La sigla Laf sta ad indicare l’ex Laminatoio a freddo, una palazzina presente all’interno dell’impianto siderurgico di proprietà della famiglia Riva, l’ILVA di Taranto: il più grande stabilimento siderurgico d’Europa, passato in mani private grazie alle concessioni e favori dei governi “europei” del centro-sinistra, tra cui particolarmente quello di Prodi, con Dini ministro imparentato con il nuovo paròn genovese Emilio Riva, diventa un laboratorio di esclusione, emarginazione e supersfruttamento. E proprio qui, nel febbraio 1998, scoppia lo scandalo dei confinati nella struttura da allora denominata palazzina Laf, come ad evocare “campi” di tristi ricordi. E’ proprio qui che Riva confina circa una cinquantina di operai e impiegati, ai quali era stato imposto di lasciare ogni tipo di attività sindacale o accettare il declassamento del proprio livello raggiunto dopo anni di duro lavoro, in nome di una selvaggia riorganizzazione di sfruttamento della forza lavoro presente nello stabilimento siderurgico, con un incremento dei licenziamenti giustificati da presunti esuberi. Alla luce di quanto la Procura ha potuto ricostruire soprattutto sulla scorta di ciò che è emerso da una serie di testimonianze, quella palazzina  avrebbe rappresentato dunque una sorta di spauracchio per tutti quegli operai o impiegati che non avrebbero seguito gli ordini padronali. A far cosa? Nulla di nulla, in una progressiva distruzione psicologica e di autostima in sé che avrebbe portato più di qualcuno sull’orlo del suicidio e comunque in uno stato di pericolosa depressione.
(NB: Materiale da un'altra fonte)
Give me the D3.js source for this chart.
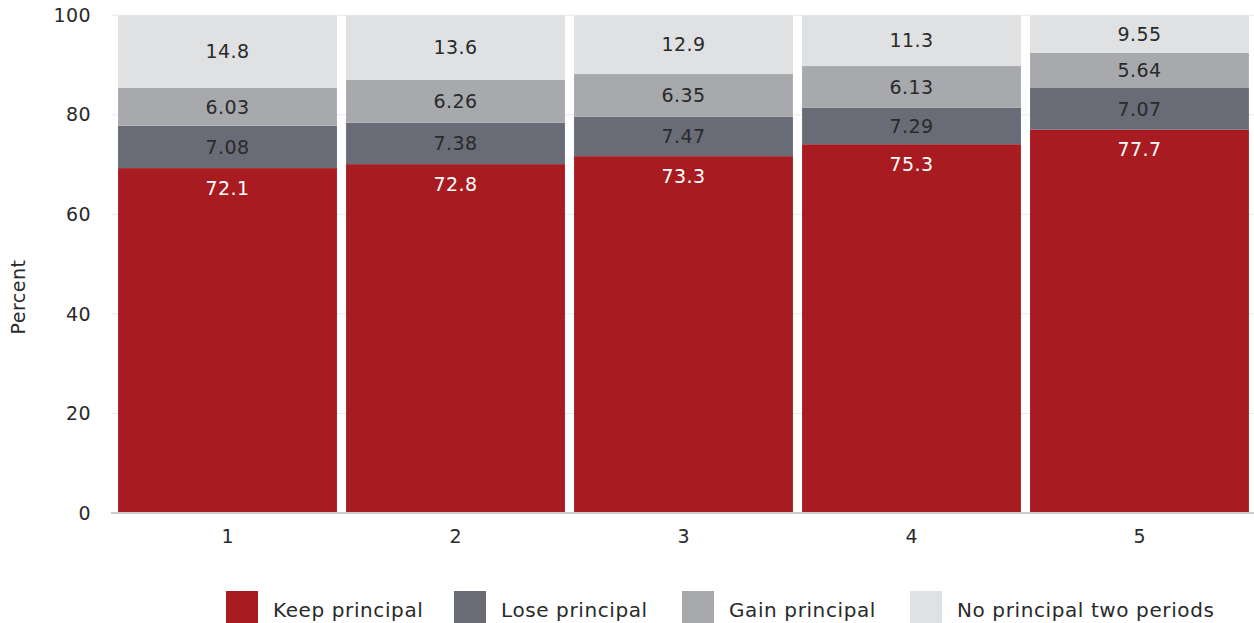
<!DOCTYPE html>
<html>
<head>
<meta charset="utf-8">
<script src="https://cdn.jsdelivr.net/npm/d3@7"></script>
<style>
  html, body { margin: 0; padding: 0; background: #fff; }
  svg { display: block; font-family: "DejaVu Sans", sans-serif; }
</style>
</head>
<body>
<svg id="chart" width="1254" height="623"></svg>
<script>
// ---- data ----
const categories = ["1", "2", "3", "4", "5"];
const seriesNames = ["Keep principal", "Lose principal", "Gain principal", "No principal two periods"];
// segment heights as drawn (percent)
const keepValues  = [69.3, 70.1, 71.7, 74.1, 77.0];
const loseValues  = [8.5, 8.3, 7.9, 7.3, 8.4];
const gainValues  = [7.6, 8.6, 8.6, 8.4, 7.1];
const noneValues  = [14.6, 13.0, 11.8, 10.2, 7.5];
// data labels printed on the segments
const keepLabels  = [72.1, 72.8, 73.3, 75.3, 77.7];
const loseLabels  = [7.08, 7.38, 7.47, 7.29, 7.07];
const gainLabels  = [6.03, 6.26, 6.35, 6.13, 5.64];
const noneLabels  = [14.8, 13.6, 12.9, 11.3, 9.55];
const yTicks = [0, 20, 40, 60, 80, 100];

const colors = ["#A81C21", "#696B77", "#A7A9AC", "#E0E1E3"];
const textColors = ["#ffffff", "#2a2a2a", "#2a2a2a", "#2a2a2a"];

const values = [keepValues, loseValues, gainValues, noneValues];
const labels = [keepLabels, loseLabels, gainLabels, noneLabels];

const svg = d3.select("#chart");
const FS = 19;

const x = d3.scaleBand().domain(categories).range([111, 1256]).paddingInner(0.04).paddingOuter(0.031);
const y = d3.scaleLinear().domain([0, 100]).range([513, 15.3]);

// gridlines
svg.append("g").selectAll("line").data(yTicks.filter(t => t > 0)).join("line")
  .attr("x1", 111).attr("x2", 1254)
  .attr("y1", d => y(d)).attr("y2", d => y(d))
  .attr("stroke", "#ebebeb").attr("stroke-width", 1);

// stack
const rows = categories.map((c, i) => {
  const r = { cat: c };
  seriesNames.forEach((s, k) => { r[s] = values[k][i]; });
  return r;
});
const stack = d3.stack().keys(seriesNames)(rows);

const gBars = svg.append("g");
stack.forEach((layer, k) => {
  gBars.append("g").attr("fill", colors[k]).selectAll("rect").data(layer).join("rect")
    .attr("x", d => x(d.data.cat))
    .attr("width", x.bandwidth())
    .attr("y", d => y(d[1]))
    .attr("height", d => y(d[0]) - y(d[1]));
});

// labels
stack.forEach((layer, k) => {
  svg.append("g").selectAll("text").data(layer).join("text")
    .attr("x", d => x(d.data.cat) + x.bandwidth() / 2)
    .attr("y", (d, i) => k === 0 ? y(d[1]) + 20 : (y(d[0]) + y(d[1])) / 2)
    .attr("dy", "0.35em")
    .attr("text-anchor", "middle")
    .attr("font-size", FS)
    .attr("letter-spacing", "0.4px")
    .attr("fill", textColors[k])
    .text((d, i) => labels[k][i]);
});

// zero line
svg.append("line").attr("x1", 111).attr("x2", 1254).attr("y1", y(0)).attr("y2", y(0))
  .attr("stroke", "#cccccc").attr("stroke-width", 2);

// y axis
const yAxis = svg.append("g").attr("transform", "translate(91,0)")
  .call(d3.axisLeft(y).tickValues(yTicks).tickSize(0).tickPadding(0));
yAxis.select(".domain").remove();
yAxis.selectAll("text").attr("font-size", FS).attr("fill", "#2a2a2a").attr("font-family", "DejaVu Sans, sans-serif").attr("letter-spacing", "0.4px");

// x axis
const xAxis = svg.append("g").attr("transform", "translate(0,529)")
  .call(d3.axisBottom(x).tickSize(0).tickPadding(0));
xAxis.select(".domain").remove();
xAxis.selectAll("text").attr("font-size", FS).attr("fill", "#2a2a2a").attr("font-family", "DejaVu Sans, sans-serif");

// y title
svg.append("text")
  .attr("transform", "translate(18,297) rotate(-90)")
  .attr("text-anchor", "middle").attr("dy", "0.35em")
  .attr("font-size", FS).attr("fill", "#2a2a2a").attr("letter-spacing", "0.5px")
  .text("Percent");

// legend
const legend = svg.append("g").selectAll("g").data(seriesNames).join("g")
  .attr("transform", (d, i) => `translate(${226 + i * 228},591)`);
legend.append("rect").attr("width", 32).attr("height", 32).attr("fill", (d, i) => colors[i]);
legend.append("text").attr("x", 47).attr("y", 19).attr("dy", "0.35em")
  .attr("font-size", 20).attr("letter-spacing", "0.6px")
  .attr("fill", "#2a2a2a").text(d => d);
</script>
</body>
</html>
A documentare la sofferenza e la prostrazione che hanno vissuto questi lavoratori c’è la parte centrale del libro, il racconto di Claudio Virtù, anch’esso confinato nella Laf, la cui lettura dimostra come la realtà a volte possa superare l’immaginazione. La testimonianza, il racconto-inchiesta di Claudio non solo lo rende vittima-protagonista, ma monito a quanti dipendenti a vari livelli e appartenenti a diverse categorie, sono costretti a vivere in condizioni di vessazione, non solo da parte dei padroni, ma addirittura dei propri colleghi, vittime evidentemente delle stesse logiche padronali.